The G.I. Joe team was in the Swiss Alps in the beginning of the story then inexplicably in an underwater base in the Greenland Sea where they figure out that the Submarine is MASK technology. They never mentioned they were going there in the previous panels. Another example is Storm Shadow and Destro were in a vehicle one minute and then Destro disappears from the story altogether and Storm Shadow is shown talking to Shazraella who he calls a faceless giant then he is shown holding her in the palm of his hand. So, either that’s not her name or he was talking about someone else. There were also three pointless panels where Major Blood is holding a few people at gun point and Ironhide runs him and about 20 Ninjas over.
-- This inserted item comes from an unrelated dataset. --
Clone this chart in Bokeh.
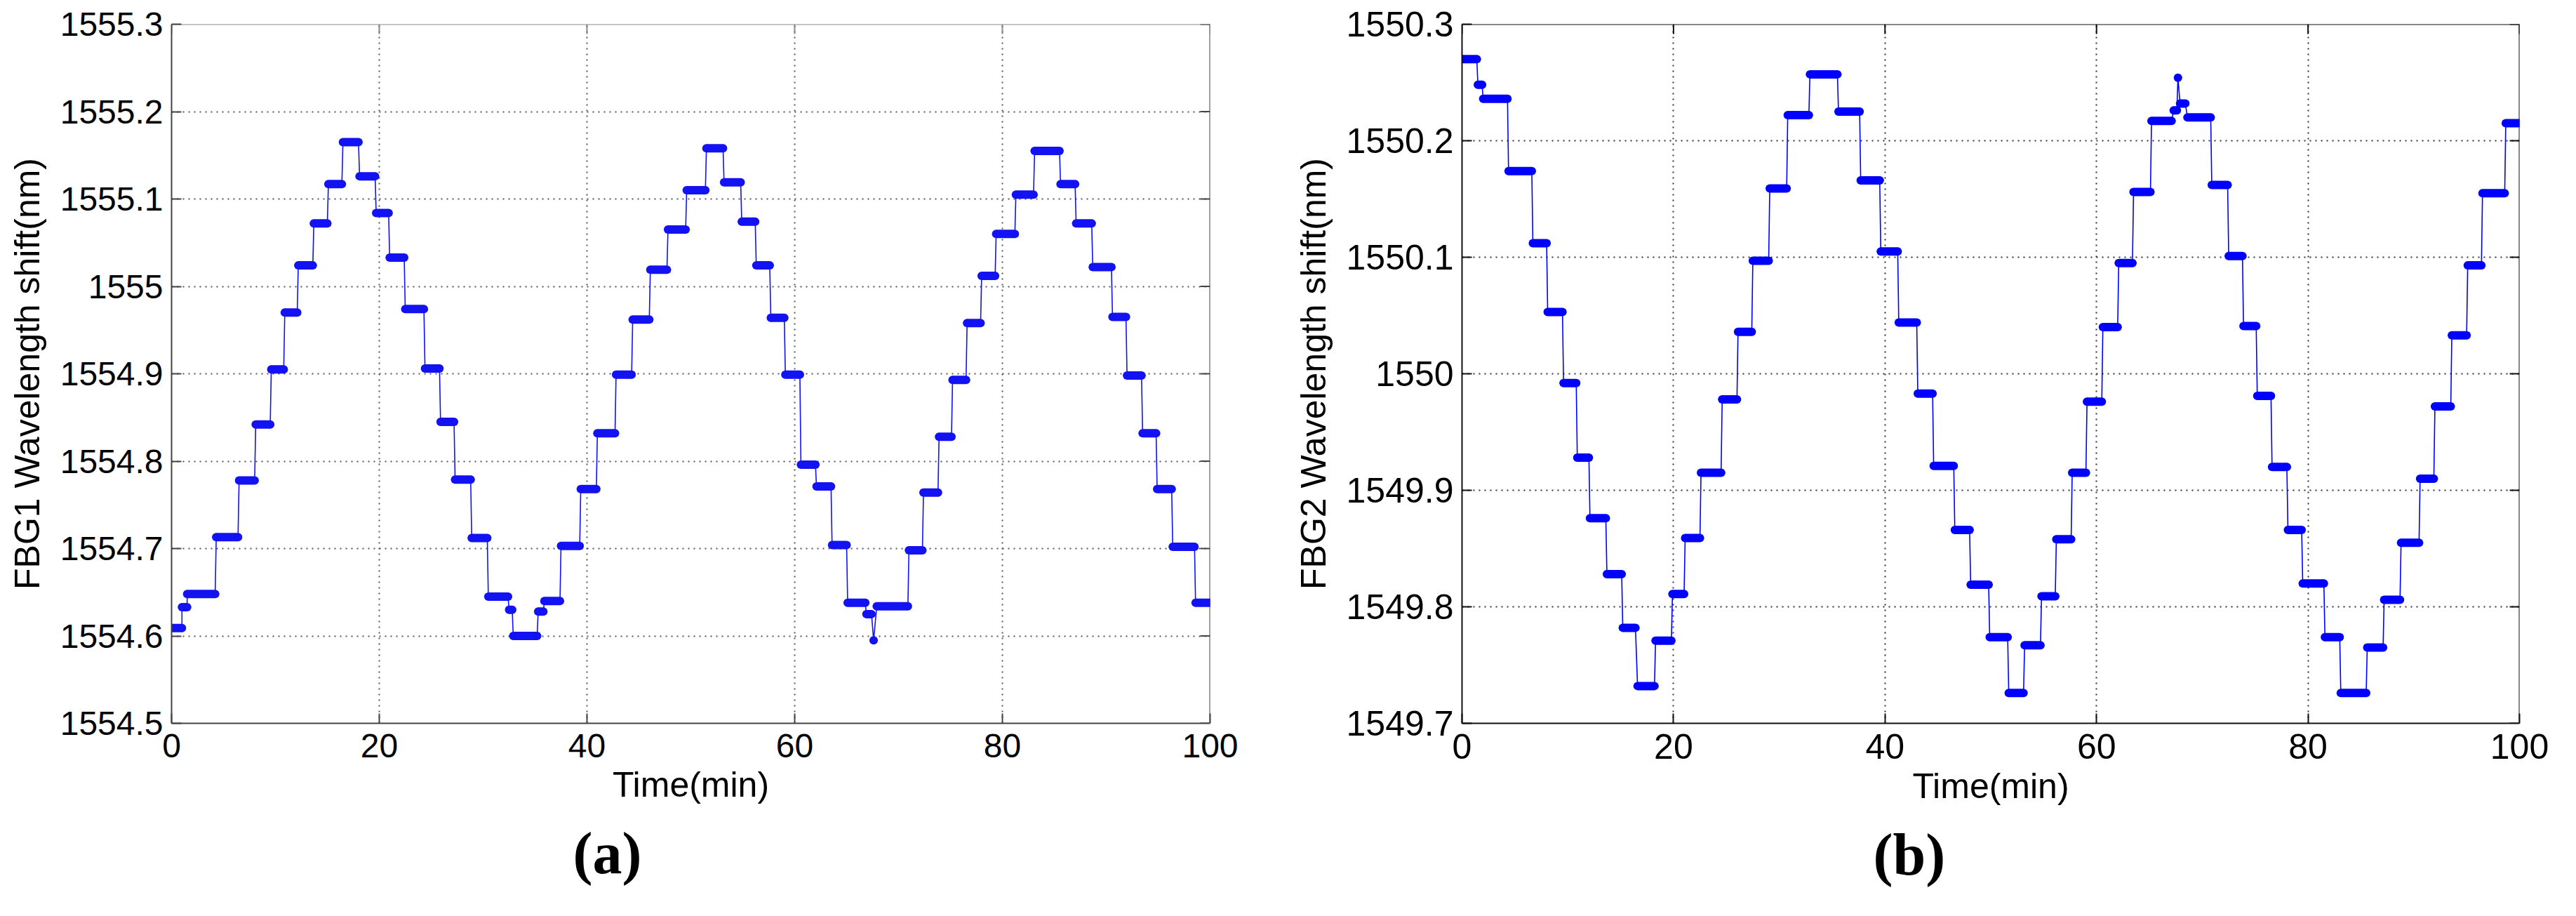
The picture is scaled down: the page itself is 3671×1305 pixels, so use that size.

There are glimmers of hope that this story may pull together, but it ends abruptly with a backstory of Baron Ironblood

The writing by Mairghread Scott is complemented by artwork by Max Dunbar in a way that highlights both of their talents in the first few pages, but becomes cumbersome throughout the rest of the book. It seemed like they were trying to cram too much into one book and it seemed forced at times. The climax from issue one did not make me want to read this book as much as some others I have read. The cover alone on both books were intriguing enough for me to want to read them both. The Hasbro Universe is highlighted in this book mostly by Transformers and G.I Joes even though there are Micronaughts, ROM, and MASK. This issue is a step down from the first mainly because it didn’t have the same flow, which is unfortunate because issue one was fantastic.